About Me

I'm a writer in Los Angeles, with more than my share of the struggle to get free. I've written screenplays, two children's books,articles for the New York Times and published a novel, Restraint, an erotic thriller. I have a master's degree from Harvard Divinity School. This blog is a ongoing record of what I've learned, what I'm learning and what I'm still realizing I need to know, as I work my way toward change.

Thursday, March 3, 2016

A PURPOSE TO THE PAIN

It's almost impossible to see myself as I was, but every once in a while I get a glimpse of myself in the past. I hear something I said and can only shake my head at how misguided or arrogant or self-serving. Oh, sister, you have a lot to learn. I don't mind these recollections, in fact I treasure them because they show me how far I've come.

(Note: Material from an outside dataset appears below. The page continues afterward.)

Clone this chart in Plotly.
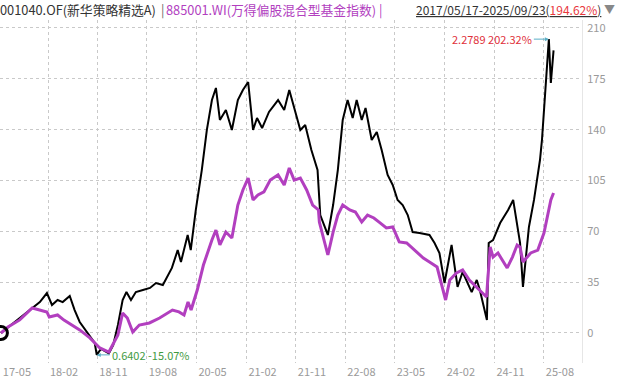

I may still have buckets of arrogance and judgment inside, but I know for a fact that I can say - without pride! with all humility! - that there's much less of it. And I like to see that, because it's so easy to say that I haven't changed, that I'm fighting the same old battles, trying to break free of the same old chains.
     The fact is I'm not the young woman who was full of pride and thought she was right about everything. Life has done to me what it does to everyone - it's brought times of suffering, and the need to find a way out of suffering made me willing to admit I couldn't change circumstances outside me and I couldn't fix me. I began to understand that the particulars of the challenges I face usually aren't as important as the fact that I face them. I began to understand that if I was open to a wider meaning than the needs and wants of my own little ego I could think of my experience as grist for the mill of my liberation. Spiritual freedom became the goal and suffering was a means to that end. My belief in spiritual freedom brought suffering down to size. The desire to learn how to navigate my way through pain and how to let go of all the things that blocked me was greater, larger than my suffering. There was now a purpose to my pain; the lessons of pain, learning how to surrender it, helped me toward freedom.   
     When your life has a purpose, a meaning deeper than surface thoughts, actions and feelings, you can bear whatever life brings. You can't escape pain but you can see its uses. You can let it teach you all it has to offer.